In 2023, a lot of people expected Vaughn Grissom to win the starting job over Orlando Arcia as the team’s shortstop. Despite looking more than adequate at the plate, Arcia was named the starter. We later saw why when Grissom was forced to fill in for Arcia due to injury. Grissom isn’t capable of playing shortstop at the major-league level, at least not right now, putting the Braves in a precarious position.

With no obvious place to slot him into their everyday lineup, Grissom spent most of last season raking in AAA. He hit .330 with 48 extra-base hits over just 102 games for the Stripers. That’s remarkable for a player his age. The Red Sox, who plan to slot Grissom immediately into their everyday lineup at second base, got a fantastic young player, but the devil is in the details.

Boston is sending the Braves $17 million in the deal, and the Braves chose to extend Chris Sale days after the trade. The Red Sox will be covering the entirety of his salary this season, and the Braves will owe him $22 million next year, and they added an option for 2026 worth $18 million. Essentially, the Braves get Chris Sale for $10.5 million AAV over the next two seasons with an $18 million option in the third year.

From a money standpoint, it’s a helluva bargain for a pitcher that still has a ton left in the tank when healthy. Of course, that’s why the Braves had to include Vaughn Grissom, but he had become somewhat expendable in the grand scheme of things.

Sale finished last season on a high note. Over his last 14 starts, he posted a 3.31 ERA and struck out 90 batters in just 73.1 innings. He wasn’t going deep into ball games like he had in the past, but he was still striking out nearly 30% of the batters he faced and walking next to nobody. The Braves don’t need him to be a workhouse at the front of the rotation. They have a few of those; they just need him to be the best version of himself come the postseason.

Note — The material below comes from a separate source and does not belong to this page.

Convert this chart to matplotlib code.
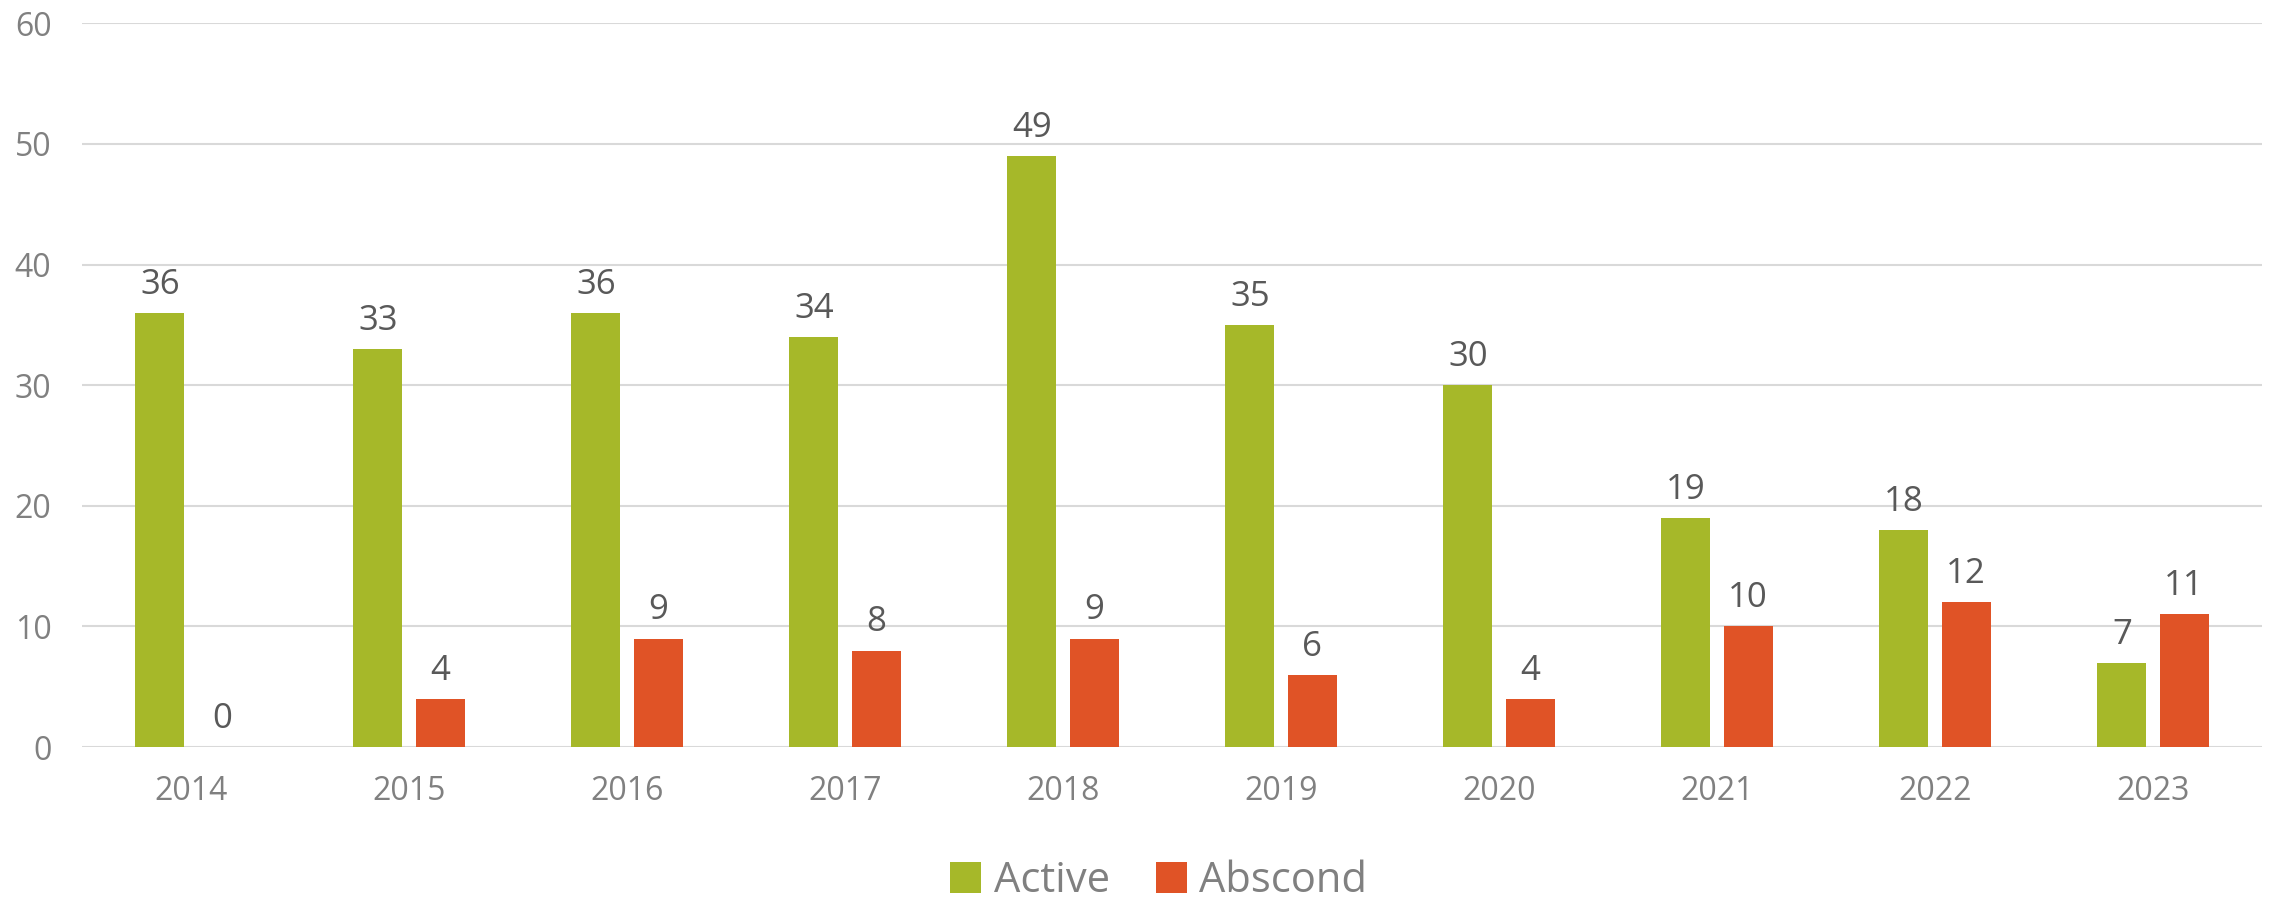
import numpy as np
import matplotlib.pyplot as plt

years = ['2014', '2015', '2016', '2017', '2018', '2019', '2020', '2021', '2022', '2023']
active = [36, 33, 36, 34, 49, 35, 30, 19, 18, 7]
abscond = [0, 4, 9, 8, 9, 6, 4, 10, 12, 11]

green = '#A6B829'
red = '#E05326'
tick_grey = '#808080'
label_grey = '#595959'

plt.rcParams['font.family'] = ['Open Sans', 'DejaVu Sans']

fig = plt.figure(figsize=(22.72, 8.99), dpi=100)
ax = fig.add_axes([0.0361, 0.169, 0.9595, 0.805])

x = np.arange(len(years))
w = 0.225
gap = 0.06
b1 = ax.bar(x - (w + gap) / 2, active, w, color=green, label='Active', zorder=3)
b2 = ax.bar(x + (w + gap) / 2, abscond, w, color=red, label='Abscond', zorder=3)

ax.bar_label(b1, padding=8, fontsize=25, color=label_grey)
ax.bar_label(b2, padding=8, fontsize=25, color=label_grey)

ax.set_xlim(-0.5, len(years) - 0.5)
ax.set_ylim(0, 60)
ax.set_yticks(range(0, 61, 10))
ax.set_xticks(x)
ax.set_xticklabels(years)
ax.tick_params(axis='both', length=0, labelsize=23, labelcolor=tick_grey)
ax.tick_params(axis='y', pad=22)
ax.tick_params(axis='x', pad=20)
ax.grid(axis='y', color='#d9d9d9', linewidth=1.5, zorder=0)
for s in ax.spines.values():
    s.set_visible(False)

fig.legend(handles=[b1, b2], loc='center', bbox_to_anchor=(0.51, 0.02), ncol=2,
           frameon=False, fontsize=30, labelcolor=tick_grey, handlelength=0.75,
           handleheight=0.75, handletextpad=0.3, columnspacing=1.1)

fig.savefig('out.png', dpi=100)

The final aspect of this deal that must be discussed is what Sale brings to the clubhouse. At times over the last two seasons, it has seemed like the Braves have been missing some characters with brash personalities that just don’t give a damn. Enter Chris Sale, who has one of the more fiery personalities in the game. His experience on the bump will also be instrumental to the numerous younger arms that will be making starts in Atlanta this season.